# New rescue and some of my girls



## RiverRun (Jun 29, 2011)

first off, this photo cracks me up. Recently my adult cat, Mirza, has been giving the kitten, Avahi, some tough love; but here they are enjoying the dirty laundry..lol








My chihuahua girl, Hennessey








the big girls, Jaegger(black) and River(aussie)
































fall hiking
























she always leaves me for my sister








new rescue photos in next post......


----------



## RiverRun (Jun 29, 2011)

and here is my new rescue Kahlua
not sure on age or breed. She came from an animal control that euthanizes weekly








bad skin and hair, this is her after her bath and dip of ACV


----------



## lauren43 (Feb 6, 2011)

They are all beautiful!!!


----------



## Herzo (Feb 5, 2011)

Great pictures. All your kids are beautiful.


----------



## Janet At Nutro (Mar 11, 2011)

They all look so sweet!


----------



## nfedyk (Jan 13, 2012)

Such wonderful photos. Love them all.


----------



## BearMurphy (Feb 29, 2012)

thank you for taking in another rescue. do you know what kind of mix Jaegger is?


----------



## RiverRun (Jun 29, 2011)

thank you everyone! My new rescue, Kahlua will be going up for adoption soon once she gets spayed and is of full health. She is doing wonderfully right now and if I had the room I would keep her permanently!Of course, she is here to stay if a forever home cannot be found.


BearMurphy said:


> thank you for taking in another rescue. do you know what kind of mix Jaegger is?

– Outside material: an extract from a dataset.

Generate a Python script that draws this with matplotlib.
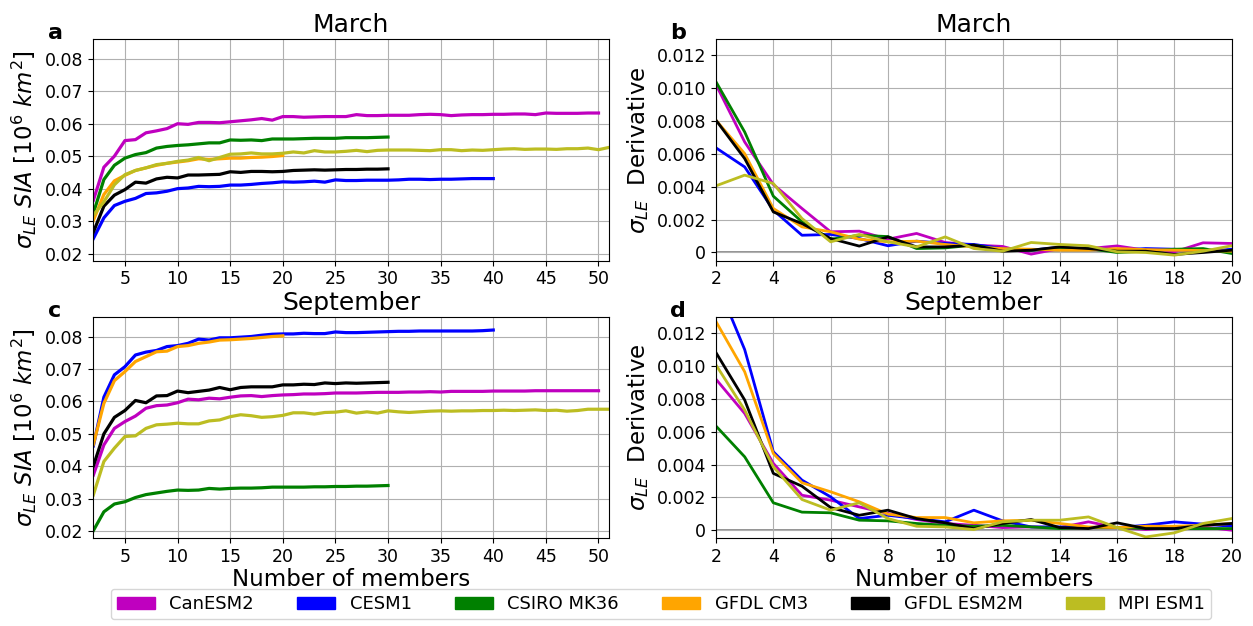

Jaegger is a lab and husky mix. I received her and her 9 siblings when they were only a week old because the mother was dying of pyometra. Mother ended up pulling through after a close call and after raising and finding homes for all puppies, Jaegger stayed behind with me. She is my heart dog, but geez her husky father seems to have passed on his bad traits! lol She is a whiner and can scream like no other when she wants! Plus she has double the coat! Her hair is THICK!


----------